* [What the task requires]: Please print exactly the lines below, from the start of the material up to and including the line with "var ticksA = [0, 1, 2, 3, 4, 5, 6, 7, 8, 9];", but none of the pictures.
[start Raw records]
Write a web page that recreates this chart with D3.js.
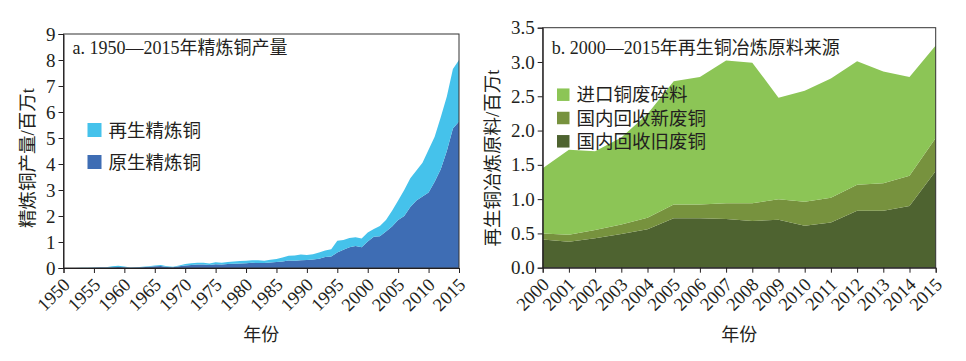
<!DOCTYPE html>
<html>
<head>
<meta charset="utf-8">
<script src="https://cdn.jsdelivr.net/npm/d3@7"></script>
<style>
  body { margin: 0; background: #fff; }
  svg text { font-family: "Liberation Serif", "Times New Roman", "Noto Sans CJK SC", serif; fill: #231f20; }
</style>
</head>
<body>
<svg id="chart" width="966" height="361"></svg>
<script>
// panel a: refined copper output 1950-2015 (million t)
var yearsA = d3.range(1950, 2016);
var primary = [0, 0, 0, 0, 0, 0.01, 0.02, 0.02, 0.03, 0.04,
  0.03, 0.01, 0.02, 0.03, 0.05, 0.07, 0.08, 0.04, 0.03, 0.07,
  0.1, 0.12, 0.13, 0.13, 0.12, 0.14, 0.13, 0.15, 0.16, 0.17,
  0.18, 0.2, 0.19, 0.19, 0.21, 0.23, 0.25, 0.29, 0.28, 0.3,
  0.31, 0.33, 0.36, 0.42, 0.44, 0.6, 0.7, 0.8, 0.85, 0.8,
  1.02, 1.2, 1.22, 1.4, 1.6, 1.85, 2.0, 2.35, 2.6, 2.75,
  2.9, 3.32, 3.8, 4.5, 5.37, 5.63];
var secondary = [0, 0, 0, 0.005, 0.01, 0.01, 0.01, 0.01, 0.04, 0.05,
  0.03, 0.01, 0.01, 0.02, 0.02, 0.03, 0.04, 0.03, 0.02, 0.03,
  0.05, 0.06, 0.07, 0.07, 0.05, 0.08, 0.07, 0.08, 0.09, 0.1,
  0.1, 0.1, 0.11, 0.09, 0.11, 0.12, 0.15, 0.18, 0.2, 0.22,
  0.19, 0.2, 0.24, 0.25, 0.28, 0.45, 0.38, 0.35, 0.33, 0.33,
  0.35, 0.3, 0.4, 0.45, 0.6, 0.75, 1.0, 1.1, 1.15, 1.3,
  1.65, 1.73, 2.0, 2.1, 2.28, 2.37];
var seriesA = ['原生精炼铜', '再生精炼铜'];
var colorsA = ['#3e6db4', '#45c2eb'];
var ticksA = [0, 1, 2, 3, 4, 5, 6, 7, 8, 9];

// panel b: raw material sources of secondary copper 2000-2015 (million t)
var yearsB = d3.range(2000, 2016);
var oldScrap = [0.41, 0.38, 0.43, 0.49, 0.56, 0.72, 0.72, 0.71, 0.68, 0.7, 0.61, 0.66, 0.83, 0.83, 0.9, 1.41];
var newScrap = [0.09, 0.1, 0.12, 0.14, 0.17, 0.2, 0.2, 0.23, 0.26, 0.3, 0.35, 0.36, 0.38, 0.4, 0.44, 0.48];
var importScrap = [0.95, 1.24, 1.15, 1.27, 1.51, 1.8, 1.86, 2.08, 2.05, 1.48, 1.62, 1.74, 1.8, 1.63, 1.44, 1.35];
var seriesB = ['国内回收旧废铜', '国内回收新废铜', '进口铜废碎料'];
var colorsB = ['#4e6330', '#77923e', '#8cc556'];
var ticksB = [0, 0.5, 1, 1.5, 2, 2.5, 3, 3.5];

var FONT = '"Liberation Serif", "Times New Roman", "Noto Sans CJK SC", serif';
var svg = d3.select('#chart');

function drawPanel(opt) {
  var x = d3.scaleLinear().domain(opt.xDomain).range([opt.left, opt.right]);
  var y = d3.scaleLinear().domain(opt.yDomain).range([opt.bottom, opt.top]);

  var rows = opt.years.map(function(yr, i) {
    var r = { year: yr };
    opt.keys.forEach(function(k, j) { r[k] = opt.values[j][i]; });
    return r;
  });
  var stacked = d3.stack().keys(opt.keys)(rows);

  var area = d3.area()
    .x(function(d) { return x(d.data.year); })
    .y0(function(d) { return y(d[0]); })
    .y1(function(d) { return y(d[1]); });

  var g = svg.append('g');
  g.selectAll('path.layer')
    .data(stacked)
    .enter().append('path')
    .attr('class', 'layer')
    .attr('d', area)
    .style('fill', function(d, i) { return opt.colors[i]; });

  // frame
  g.append('rect')
    .attr('x', opt.left).attr('y', opt.top)
    .attr('width', opt.right - opt.left).attr('height', opt.bottom - opt.top)
    .style('fill', 'none').style('stroke', '#333').style('stroke-width', 1);

  var yAxis = g.append('g')
    .attr('transform', 'translate(' + opt.left + ',0)')
    .call(d3.axisLeft(y).tickValues(opt.yTicks).tickFormat(d3.format(opt.yFormat)).tickSize(5).tickPadding(3));
  yAxis.attr('font-family', FONT).attr('font-size', 19);
  yAxis.selectAll('text').style('font-family', FONT).style('font-size', '19px');

  var xAxis = g.append('g')
    .attr('transform', 'translate(0,' + opt.bottom + ')')
    .call(d3.axisBottom(x).tickValues(opt.xTicks).tickFormat(d3.format('d')).tickSize(5));
  xAxis.attr('font-family', FONT).attr('font-size', 18.5);
  xAxis.selectAll('text')
    .attr('x', 0).attr('y', 0).attr('dy', 0)
    .attr('transform', 'translate(7,18) rotate(-45)')
    .style('text-anchor', 'end')
    .style('font-family', FONT)
    .style('font-size', '18.5px');
  g.selectAll('.domain, .tick line').style('stroke', '#231f20');

  g.append('text')
    .attr('x', opt.left + 9).attr('y', 54)
    .style('font-size', '18px')
    .text(opt.title);

  g.append('text')
    .attr('x', (opt.left + opt.right) / 2).attr('y', 341)
    .style('text-anchor', 'middle').style('font-size', '18px')
    .text('年份');

  g.append('text')
    .attr('transform', 'translate(' + opt.yLabelX + ',158) rotate(-90)')
    .attr('dy', '0.35em')
    .style('text-anchor', 'middle').style('font-size', '18.5px')
    .text(opt.yLabel);

  // legend, listed top-down in reverse stack order
  var leg = g.selectAll('g.legend')
    .data(opt.keys.slice().reverse())
    .enter().append('g')
    .attr('class', 'legend')
    .attr('transform', function(d, i) {
      return 'translate(' + opt.legX + ',' + (opt.legY + i * opt.legStep) + ')';
    });
  leg.append('rect')
    .attr('x', 0).attr('y', -opt.legBox / 2)
    .attr('width', opt.legBox).attr('height', opt.legBox)
    .style('fill', function(d) { return opt.colors[opt.keys.indexOf(d)]; });
  leg.append('text')
    .attr('x', opt.legBox + 7).attr('dy', '0.36em')
    .style('font-size', '18.5px')
    .text(function(d) { return d; });
}

drawPanel({
  years: yearsA, keys: seriesA, values: [primary, secondary], colors: colorsA,
  xDomain: [1950, 2015], yDomain: [0, 9],
  left: 63.5, right: 459, top: 34, bottom: 268,
  xTicks: d3.range(1950, 2016, 5), yTicks: ticksA, yFormat: 'd',
  title: 'a. 1950—2015年精炼铜产量', yLabel: '精炼铜产量/百万t', yLabelX: 27.5,
  legX: 87.5, legY: 130, legStep: 32, legBox: 14
});

drawPanel({
  years: yearsB, keys: seriesB, values: [oldScrap, newScrap, importScrap], colors: colorsB,
  xDomain: [2000, 2015], yDomain: [0, 3.5],
  left: 542.7, right: 935.7, top: 27.7, bottom: 267.7,
  xTicks: yearsB, yTicks: ticksB, yFormat: '.1f',
  title: 'b. 2000—2015年再生铜冶炼原料来源', yLabel: '再生铜冶炼原料/百万t', yLabelX: 493,
  legX: 557, legY: 94.7, legStep: 23.3, legBox: 12.5
});
</script>
</body>
</html>
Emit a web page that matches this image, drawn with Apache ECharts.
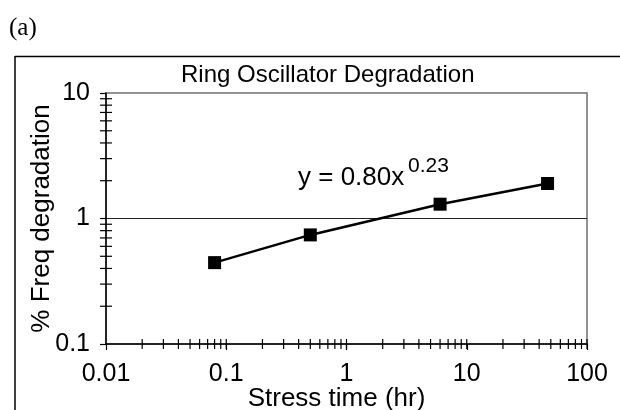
[end Raw records]
* [Solution for this problem]:
Write a web page that recreates this chart with D3.js.
<!DOCTYPE html>
<html>
<head>
<meta charset="utf-8">
<script src="https://cdn.jsdelivr.net/npm/d3@7"></script>
<style>
  body { margin: 0; background: #fff; }
  svg text { font-family: "Liberation Serif", "Times New Roman", "Noto Sans CJK SC", serif; fill: #231f20; }
</style>
</head>
<body>
<svg id="chart" width="966" height="361"></svg>
<script>
// panel a: refined copper output 1950-2015 (million t)
var yearsA = d3.range(1950, 2016);
var primary = [0, 0, 0, 0, 0, 0.01, 0.02, 0.02, 0.03, 0.04,
  0.03, 0.01, 0.02, 0.03, 0.05, 0.07, 0.08, 0.04, 0.03, 0.07,
  0.1, 0.12, 0.13, 0.13, 0.12, 0.14, 0.13, 0.15, 0.16, 0.17,
  0.18, 0.2, 0.19, 0.19, 0.21, 0.23, 0.25, 0.29, 0.28, 0.3,
  0.31, 0.33, 0.36, 0.42, 0.44, 0.6, 0.7, 0.8, 0.85, 0.8,
  1.02, 1.2, 1.22, 1.4, 1.6, 1.85, 2.0, 2.35, 2.6, 2.75,
  2.9, 3.32, 3.8, 4.5, 5.37, 5.63];
var secondary = [0, 0, 0, 0.005, 0.01, 0.01, 0.01, 0.01, 0.04, 0.05,
  0.03, 0.01, 0.01, 0.02, 0.02, 0.03, 0.04, 0.03, 0.02, 0.03,
  0.05, 0.06, 0.07, 0.07, 0.05, 0.08, 0.07, 0.08, 0.09, 0.1,
  0.1, 0.1, 0.11, 0.09, 0.11, 0.12, 0.15, 0.18, 0.2, 0.22,
  0.19, 0.2, 0.24, 0.25, 0.28, 0.45, 0.38, 0.35, 0.33, 0.33,
  0.35, 0.3, 0.4, 0.45, 0.6, 0.75, 1.0, 1.1, 1.15, 1.3,
  1.65, 1.73, 2.0, 2.1, 2.28, 2.37];
var seriesA = ['原生精炼铜', '再生精炼铜'];
var colorsA = ['#3e6db4', '#45c2eb'];
var ticksA = [0, 1, 2, 3, 4, 5, 6, 7, 8, 9];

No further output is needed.